2.1. Connect HDBSCAN with Graph Theory

1. HDBSCAN constructs a mutual reachability graph — a fully connected graph where each node is a data point, and each edge weight reflects mutual reachability distance (from earlier series):

   $$d_{\text{mreach}}(a, b) = \max(\text{core_dist}(a), \text{core_dist}(b), d(a, b))$$

2. These edge weights encode how “dense” or “reachable” one point is from another — smaller weights = denser, more connected regions.

3. HDBSCAN then builds a Minimum Spanning Tree (MST) from this graph using algorithms like Kruskal’s or Prim’s:

   • MST connects all points using the lowest total reachability cost.
   • It avoids cycles and ensures global connectivity with minimal redundancy.

4. Once the MST is built, increasing the distance threshold (i.e., cutting weaker edges) breaks the tree into subtrees — which represent clusters at different density levels.

5. This process naturally creates a hierarchy — as density decreases, clusters merge or dissolve, forming the condensed tree we explored earlier.

Graphs are incredibly flexible for representing data relationships. While DBSCAN uses fixed neighborhoods, HDBSCAN uses graph connectivity to explore relative density relationships between all points.

The MST serves two powerful roles:

• It compresses the entire dataset’s structure into a minimal, connected skeleton.
• It provides a continuous map of merging and splitting events, allowing HDBSCAN to trace how clusters evolve as density changes.

In essence: the MST transforms the problem of “find dense clusters” into “find natural cuts in the connectivity graph.”

• Given a graph $G(V, E)$ with edge weights $w(e)$, an MST is a subset $T \subseteq E$ that connects all vertices in $V$ with minimum total weight and no cycles.
• Formally: $$T = \arg\min_{T' \subseteq E} \sum_{e \in T'} w(e)$$ subject to $T’$ connecting all vertices.

Two common algorithms:

1. Kruskal’s Algorithm: Sort all edges by weight, then add them one by one, skipping edges that would form a cycle.
2. Prim’s Algorithm: Start with a random node and repeatedly add the smallest edge that connects the current tree to a new node.

• Nodes = data points.
• Edge weights = mutual reachability distances.
• Because every pair of points can theoretically connect, the graph is fully connected, but only the MST is retained.

This makes the MST an efficient summary of density structure, keeping essential edges while discarding redundant ones.

• Building the MST: $$O(n \log n)$$ (using Kruskal’s or Prim’s algorithm with efficient sorting and union-find operations).
• Condensation and hierarchy extraction: $$O(n)$$ (linear traversal through edges to build the hierarchy tree).
• Overall: roughly O(n log n) — efficient for moderately large datasets, though still challenging for very large ones.

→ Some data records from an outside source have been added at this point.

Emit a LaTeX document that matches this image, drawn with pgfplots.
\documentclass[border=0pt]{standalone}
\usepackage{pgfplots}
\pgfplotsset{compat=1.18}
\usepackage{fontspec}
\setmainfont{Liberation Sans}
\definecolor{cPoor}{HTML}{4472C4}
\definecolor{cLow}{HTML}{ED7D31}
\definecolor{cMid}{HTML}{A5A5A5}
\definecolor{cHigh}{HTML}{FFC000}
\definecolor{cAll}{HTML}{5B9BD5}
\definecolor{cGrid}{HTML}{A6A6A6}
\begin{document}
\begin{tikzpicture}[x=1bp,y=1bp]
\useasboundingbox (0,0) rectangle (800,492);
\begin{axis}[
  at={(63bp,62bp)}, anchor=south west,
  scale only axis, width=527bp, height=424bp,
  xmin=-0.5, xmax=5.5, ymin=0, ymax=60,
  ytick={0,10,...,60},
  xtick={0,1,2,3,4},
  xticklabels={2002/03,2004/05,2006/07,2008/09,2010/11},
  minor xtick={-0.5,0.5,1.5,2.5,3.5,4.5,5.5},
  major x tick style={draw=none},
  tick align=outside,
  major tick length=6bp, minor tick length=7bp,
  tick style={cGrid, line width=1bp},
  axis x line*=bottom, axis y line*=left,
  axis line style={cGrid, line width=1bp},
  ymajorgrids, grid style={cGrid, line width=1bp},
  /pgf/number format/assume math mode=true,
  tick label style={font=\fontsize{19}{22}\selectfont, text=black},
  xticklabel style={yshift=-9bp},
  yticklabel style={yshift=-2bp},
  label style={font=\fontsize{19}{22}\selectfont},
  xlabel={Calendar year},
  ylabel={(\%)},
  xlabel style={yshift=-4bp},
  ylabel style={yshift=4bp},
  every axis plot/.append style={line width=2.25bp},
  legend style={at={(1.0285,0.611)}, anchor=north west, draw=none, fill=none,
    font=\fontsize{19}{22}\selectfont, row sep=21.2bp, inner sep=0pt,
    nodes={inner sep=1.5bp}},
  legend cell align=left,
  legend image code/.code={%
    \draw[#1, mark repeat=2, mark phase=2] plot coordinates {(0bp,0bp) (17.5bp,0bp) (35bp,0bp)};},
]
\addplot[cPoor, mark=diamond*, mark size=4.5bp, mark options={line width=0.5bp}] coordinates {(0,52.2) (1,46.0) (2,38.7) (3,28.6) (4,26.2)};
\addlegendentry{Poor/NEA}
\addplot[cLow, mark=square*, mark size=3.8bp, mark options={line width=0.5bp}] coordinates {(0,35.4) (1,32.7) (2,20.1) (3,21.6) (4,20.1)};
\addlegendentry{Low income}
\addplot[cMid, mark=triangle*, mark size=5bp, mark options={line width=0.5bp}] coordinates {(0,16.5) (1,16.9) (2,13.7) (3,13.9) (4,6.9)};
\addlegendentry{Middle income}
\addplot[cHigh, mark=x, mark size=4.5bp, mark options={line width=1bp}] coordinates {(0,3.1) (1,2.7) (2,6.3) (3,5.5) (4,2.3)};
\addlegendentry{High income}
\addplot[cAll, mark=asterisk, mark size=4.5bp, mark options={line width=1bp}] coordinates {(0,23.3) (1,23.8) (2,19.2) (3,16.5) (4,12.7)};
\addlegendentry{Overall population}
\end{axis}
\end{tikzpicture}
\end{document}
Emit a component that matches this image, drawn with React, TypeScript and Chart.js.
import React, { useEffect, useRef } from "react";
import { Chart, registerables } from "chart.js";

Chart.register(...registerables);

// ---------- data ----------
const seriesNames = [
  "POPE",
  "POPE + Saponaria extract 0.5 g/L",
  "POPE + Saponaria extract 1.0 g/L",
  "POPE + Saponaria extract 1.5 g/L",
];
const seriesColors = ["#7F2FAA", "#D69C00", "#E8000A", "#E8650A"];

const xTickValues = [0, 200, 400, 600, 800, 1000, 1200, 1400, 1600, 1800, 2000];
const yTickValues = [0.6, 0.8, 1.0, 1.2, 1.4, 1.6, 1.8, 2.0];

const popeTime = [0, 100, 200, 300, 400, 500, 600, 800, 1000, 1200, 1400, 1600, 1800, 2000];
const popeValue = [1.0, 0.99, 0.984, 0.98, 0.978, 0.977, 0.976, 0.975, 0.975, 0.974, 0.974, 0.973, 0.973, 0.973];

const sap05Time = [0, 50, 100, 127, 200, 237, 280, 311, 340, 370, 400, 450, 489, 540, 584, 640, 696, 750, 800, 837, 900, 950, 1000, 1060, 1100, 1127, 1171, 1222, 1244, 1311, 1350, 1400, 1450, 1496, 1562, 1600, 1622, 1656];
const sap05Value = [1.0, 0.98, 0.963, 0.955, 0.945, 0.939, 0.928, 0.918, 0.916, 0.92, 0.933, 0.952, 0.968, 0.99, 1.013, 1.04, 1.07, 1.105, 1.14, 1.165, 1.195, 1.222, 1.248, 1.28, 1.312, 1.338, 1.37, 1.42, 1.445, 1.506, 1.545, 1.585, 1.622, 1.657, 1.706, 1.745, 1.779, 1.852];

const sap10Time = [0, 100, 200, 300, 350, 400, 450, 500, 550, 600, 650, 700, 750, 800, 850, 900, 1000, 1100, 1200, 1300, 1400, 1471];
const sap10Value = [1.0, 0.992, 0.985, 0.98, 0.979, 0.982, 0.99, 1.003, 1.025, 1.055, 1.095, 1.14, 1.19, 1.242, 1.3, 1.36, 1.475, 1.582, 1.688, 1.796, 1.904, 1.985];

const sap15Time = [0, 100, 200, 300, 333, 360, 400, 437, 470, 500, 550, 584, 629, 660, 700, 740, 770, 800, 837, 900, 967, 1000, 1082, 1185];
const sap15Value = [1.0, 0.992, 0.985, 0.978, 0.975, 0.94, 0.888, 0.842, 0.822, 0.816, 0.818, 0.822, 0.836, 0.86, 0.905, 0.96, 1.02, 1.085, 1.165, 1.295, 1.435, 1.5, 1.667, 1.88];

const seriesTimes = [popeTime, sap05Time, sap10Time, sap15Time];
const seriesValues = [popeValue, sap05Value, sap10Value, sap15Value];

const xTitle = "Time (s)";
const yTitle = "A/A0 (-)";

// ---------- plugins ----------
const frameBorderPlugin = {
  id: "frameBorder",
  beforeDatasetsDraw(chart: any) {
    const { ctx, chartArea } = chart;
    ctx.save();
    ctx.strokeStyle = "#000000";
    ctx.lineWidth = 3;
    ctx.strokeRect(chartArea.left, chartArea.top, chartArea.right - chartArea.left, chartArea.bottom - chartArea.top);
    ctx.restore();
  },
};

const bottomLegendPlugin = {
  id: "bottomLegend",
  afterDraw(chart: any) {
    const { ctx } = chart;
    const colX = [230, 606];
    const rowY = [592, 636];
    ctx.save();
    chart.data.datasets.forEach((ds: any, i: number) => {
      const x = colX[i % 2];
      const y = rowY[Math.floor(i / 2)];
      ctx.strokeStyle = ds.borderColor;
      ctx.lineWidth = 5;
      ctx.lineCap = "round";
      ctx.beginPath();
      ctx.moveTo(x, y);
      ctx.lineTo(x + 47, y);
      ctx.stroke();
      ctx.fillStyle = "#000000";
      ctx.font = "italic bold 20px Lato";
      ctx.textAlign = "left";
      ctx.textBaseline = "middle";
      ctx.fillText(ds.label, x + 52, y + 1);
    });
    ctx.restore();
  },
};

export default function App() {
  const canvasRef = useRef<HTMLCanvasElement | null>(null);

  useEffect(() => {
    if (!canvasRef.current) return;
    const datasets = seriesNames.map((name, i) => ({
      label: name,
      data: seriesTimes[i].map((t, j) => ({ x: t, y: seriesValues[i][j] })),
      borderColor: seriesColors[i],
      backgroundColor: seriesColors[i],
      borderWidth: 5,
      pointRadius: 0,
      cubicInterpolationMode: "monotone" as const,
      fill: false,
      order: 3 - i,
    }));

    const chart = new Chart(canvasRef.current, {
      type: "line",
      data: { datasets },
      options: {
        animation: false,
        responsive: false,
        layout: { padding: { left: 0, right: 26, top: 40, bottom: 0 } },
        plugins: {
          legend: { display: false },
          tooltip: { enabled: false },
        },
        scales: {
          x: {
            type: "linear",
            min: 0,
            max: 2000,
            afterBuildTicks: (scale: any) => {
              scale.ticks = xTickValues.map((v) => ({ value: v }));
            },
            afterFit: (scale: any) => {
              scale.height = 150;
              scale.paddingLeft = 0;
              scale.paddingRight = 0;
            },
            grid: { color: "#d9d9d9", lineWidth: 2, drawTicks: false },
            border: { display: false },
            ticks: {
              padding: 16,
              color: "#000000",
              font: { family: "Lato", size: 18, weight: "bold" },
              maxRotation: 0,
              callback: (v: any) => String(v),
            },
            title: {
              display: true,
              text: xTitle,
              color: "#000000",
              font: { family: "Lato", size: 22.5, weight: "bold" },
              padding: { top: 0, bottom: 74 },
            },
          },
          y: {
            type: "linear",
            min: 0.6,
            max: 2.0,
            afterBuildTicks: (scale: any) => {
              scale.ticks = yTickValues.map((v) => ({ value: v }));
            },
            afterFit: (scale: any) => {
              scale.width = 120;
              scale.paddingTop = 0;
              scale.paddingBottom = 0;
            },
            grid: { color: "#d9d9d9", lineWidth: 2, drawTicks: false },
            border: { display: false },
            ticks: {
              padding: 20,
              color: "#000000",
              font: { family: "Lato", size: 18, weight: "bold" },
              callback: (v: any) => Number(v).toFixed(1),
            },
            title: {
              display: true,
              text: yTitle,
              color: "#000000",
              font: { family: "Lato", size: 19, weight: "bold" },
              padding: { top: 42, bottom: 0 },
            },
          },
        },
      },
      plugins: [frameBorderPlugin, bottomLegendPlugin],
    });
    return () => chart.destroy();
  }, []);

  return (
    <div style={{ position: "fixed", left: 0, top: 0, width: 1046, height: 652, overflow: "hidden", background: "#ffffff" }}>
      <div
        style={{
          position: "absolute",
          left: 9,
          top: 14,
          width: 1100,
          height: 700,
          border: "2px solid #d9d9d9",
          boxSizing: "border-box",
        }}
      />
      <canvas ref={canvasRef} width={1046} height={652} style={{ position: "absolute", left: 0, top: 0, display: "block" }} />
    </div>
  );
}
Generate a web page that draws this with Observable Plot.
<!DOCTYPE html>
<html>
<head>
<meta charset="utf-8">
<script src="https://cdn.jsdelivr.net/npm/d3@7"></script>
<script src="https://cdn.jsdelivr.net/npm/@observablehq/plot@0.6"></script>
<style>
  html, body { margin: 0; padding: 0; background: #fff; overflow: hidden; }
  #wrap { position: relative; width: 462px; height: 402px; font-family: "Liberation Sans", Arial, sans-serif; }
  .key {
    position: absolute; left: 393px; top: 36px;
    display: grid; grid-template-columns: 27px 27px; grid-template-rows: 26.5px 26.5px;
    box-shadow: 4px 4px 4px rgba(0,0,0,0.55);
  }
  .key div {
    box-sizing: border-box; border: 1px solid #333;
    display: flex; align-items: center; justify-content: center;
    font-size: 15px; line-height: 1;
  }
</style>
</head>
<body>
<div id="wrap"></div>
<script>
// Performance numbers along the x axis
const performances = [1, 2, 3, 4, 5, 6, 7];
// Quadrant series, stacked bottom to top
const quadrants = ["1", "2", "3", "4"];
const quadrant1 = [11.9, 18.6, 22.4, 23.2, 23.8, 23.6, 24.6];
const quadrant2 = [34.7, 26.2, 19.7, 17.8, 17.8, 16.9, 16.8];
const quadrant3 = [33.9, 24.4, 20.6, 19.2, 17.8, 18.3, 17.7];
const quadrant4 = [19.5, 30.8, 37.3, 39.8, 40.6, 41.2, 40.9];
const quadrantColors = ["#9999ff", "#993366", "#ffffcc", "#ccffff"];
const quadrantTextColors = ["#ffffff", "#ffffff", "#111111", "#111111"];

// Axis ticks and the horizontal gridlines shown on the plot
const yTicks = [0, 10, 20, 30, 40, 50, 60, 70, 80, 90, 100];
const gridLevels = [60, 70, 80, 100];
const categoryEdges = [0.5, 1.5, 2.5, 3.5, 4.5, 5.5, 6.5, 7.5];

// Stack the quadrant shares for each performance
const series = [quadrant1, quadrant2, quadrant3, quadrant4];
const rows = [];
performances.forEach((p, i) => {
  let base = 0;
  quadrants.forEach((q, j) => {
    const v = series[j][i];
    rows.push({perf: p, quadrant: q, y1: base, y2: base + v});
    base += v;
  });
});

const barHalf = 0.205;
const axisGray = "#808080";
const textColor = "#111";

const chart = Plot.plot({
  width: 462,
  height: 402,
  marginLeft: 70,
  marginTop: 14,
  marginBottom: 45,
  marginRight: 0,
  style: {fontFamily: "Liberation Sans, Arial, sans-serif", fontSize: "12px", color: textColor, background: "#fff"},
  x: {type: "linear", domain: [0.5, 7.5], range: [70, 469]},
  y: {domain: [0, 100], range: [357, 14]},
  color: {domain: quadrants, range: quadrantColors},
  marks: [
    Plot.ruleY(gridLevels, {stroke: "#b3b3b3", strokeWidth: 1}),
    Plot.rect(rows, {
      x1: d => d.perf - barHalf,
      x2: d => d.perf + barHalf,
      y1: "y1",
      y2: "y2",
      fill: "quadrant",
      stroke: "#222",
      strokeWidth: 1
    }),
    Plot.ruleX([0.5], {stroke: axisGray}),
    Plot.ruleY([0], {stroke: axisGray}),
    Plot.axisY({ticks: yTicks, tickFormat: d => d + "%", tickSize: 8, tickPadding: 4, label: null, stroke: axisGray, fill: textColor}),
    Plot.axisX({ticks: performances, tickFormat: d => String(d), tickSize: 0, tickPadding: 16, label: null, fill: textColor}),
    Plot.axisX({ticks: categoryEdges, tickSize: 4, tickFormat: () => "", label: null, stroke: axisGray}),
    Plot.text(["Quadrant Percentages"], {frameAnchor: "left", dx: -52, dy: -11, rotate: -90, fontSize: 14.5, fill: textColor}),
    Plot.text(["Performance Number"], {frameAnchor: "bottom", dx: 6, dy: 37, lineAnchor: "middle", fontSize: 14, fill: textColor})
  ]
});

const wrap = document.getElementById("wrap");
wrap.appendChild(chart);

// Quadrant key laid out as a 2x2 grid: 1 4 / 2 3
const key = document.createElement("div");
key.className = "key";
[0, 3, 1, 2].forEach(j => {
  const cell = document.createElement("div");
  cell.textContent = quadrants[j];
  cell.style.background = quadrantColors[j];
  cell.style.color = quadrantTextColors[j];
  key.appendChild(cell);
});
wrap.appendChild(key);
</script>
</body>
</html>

• “HDBSCAN builds one MST per cluster.” No — it builds a single MST for the entire dataset and later extracts clusters by cutting edges.
• “The MST directly represents clusters.” Not quite — it represents connections; clusters emerge as you cut weaker edges.
• “It can only use Euclidean distance.” False — any metric that defines pairwise distances can be used (e.g., cosine, Manhattan), but results depend heavily on the metric’s suitability for the data.